Preschool Pays Off
The story ran in the New York Times Magazine in late November: a study that had followed a group of poor inner-city children from Ypsilanti, Michigan, since 1962 now showed that, at age 40, those who received a high-quality preschool education were, by almost any measure, leading better lives. They earned more money; were twice as likely to hold college degrees; significantly more likely to have jobs, own their own homes, own a car and have a savings account; significantly less likely to have been on welfare; half as likely to have been sentenced to prison or jail; more likely to have been married; and twice as likely to have raised their own children.
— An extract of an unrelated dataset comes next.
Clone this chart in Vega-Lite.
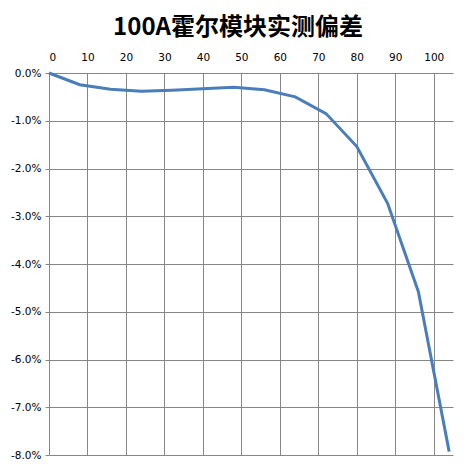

"This latest dispatch from the field, confirming the remarkable and enduring impact of a long-ago experience, should alter the way we understand preschool and, maybe, the way society invests in the future," wrote David Kirp, a public policy professor at the University of California at Berkeley, in the Times piece.
Indeed, the findings of the Perry Preschool Project, as it is known, appear to off-set a 1969 evaluation of the federal Head Start program that found that better test scores achieved by Head Start children disappeared by second grade. But the latest Perry findings (there were previous updates of the study's cohort at ages 3 through 11, and again at 14, 15, 19 and 27) do more than confirm that a quality preschool education makes a major difference in children's lives. Analysis done by researchers here at Teachers College also attached a dollar value to those gains, finding that the $15,000 cost of preschool for each child has returned, on average, a whopping $250,000. That's a return of more than $17 on each dollar spent.
The TC research found even bigger savings related to male students. Primarily because of differences in crime rates for men and women, savings per male in the study were in the neighborhood of $400,000.
"We looked at four variables-welfare, crime, earnings and educational attainment," says Milagros Nores, a third-year doctoral student in International and Transcultural Studies, who did much of the analysis under the supervision of Clive Belfield, Associate Director of TC's National Center for the Study of Privatization in Education. "We had access to a great deal of detailed information that wasn't available at the point of the last update, when the cohort was age 27.
"Retrospectively, we could look at their monthly and yearly earnings. We could see how often they changed jobs, when they were on welfare or unemployment. The FBI was able to provide us with much more sophisticated information on crime costs that differentiates costs of types of crime to a much finer level of detail."
In the end, says Nores, who spent over a year sifting through the data, the TC researchers generated lower, middle and upper estimates for crime costs and earnings- "all three of which were conservative."
Can new projections be made about what investment in quality preschool education today might ultimately save society?
"You can't predict an actual figure, but you can certainly say that the trend will be similar," says Nores.